Seulement, voici ce qu’il m’est impossible de ne pas constater. Ce renouveau des œuvres plus ou moins religieuses a coïncidé avec le moment où notre Église était le plus dépourvue de ses organes essentiels d’action, de ses anciens Conseils presbytéraux et de ses anciens Diaconats. De plus, ce renouveau a coïncidé avec la crise religieuse qui a séparé de plus en plus l’action de l’idée, les œuvres religieuses des doctrines fondamentales de notre ancienne Église, et c’est ainsi que, tout naturellement, l’effort des œuvres s’est établi à côté de l’Église, hors de l’Église…
À mesure que les bonnes œuvres se multiplient et se développent, l’Église s’évide, s’étiole. Elle perd de plus en plus ce qui attire, ce qui émeut les cœurs, ce qui passionne; l’Église, corps étriqué, devient de plus en plus impropre à exercer cette cure d’âmes pleine, incessante, ardente, universelle, exercée par ses anciens Conseils presbytéraux et ses anciens Diaconats. »

Notes

1. Voir l’annexe Anciens et diacres.

2. Dieu est le Créateur de tous les hommes. En Christ, il devient le Père des croyants.

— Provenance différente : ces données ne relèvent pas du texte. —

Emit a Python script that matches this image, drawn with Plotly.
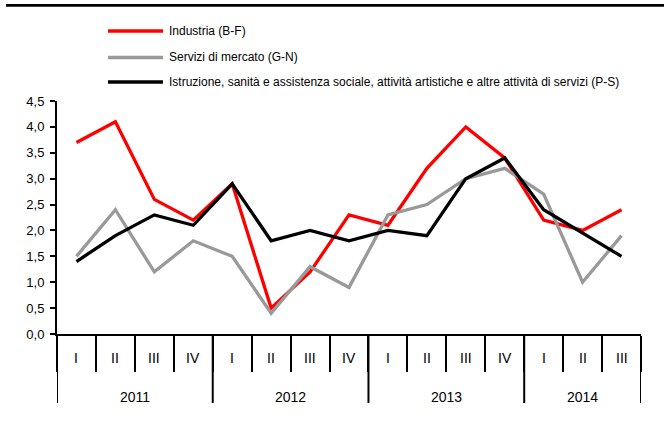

4. Le SEL (association protestante de solidarité internationale) s’est autorisé à faire de cette formule « Souvenez-vous des pauvres » un slogan pour mobiliser les chrétiens contre la pauvreté dans le monde. C’était bien trouvé, mais pas fondé bibliquement.

5. Chacun pensera à Jean 3.16 ici, mais il n’est pas évident que « le monde » signifie « tout le monde ». Voir Jn 17.21. Mais je reconnais que c’est là un sujet difficile.

6. De même pour nous : je crois que les ennemis en question sont les membres du peuple de Dieu en situation d’inimitié (comparer Mt 5.21-26, 43-44; 1 Co 6.1-11).

7. L’amour fraternel est une des marques visibles de la régénération (1 Th 3.12-13; 1 Pi 4.8-11; 1 Jn 3.10; 4.7; 4.21 à 5.1).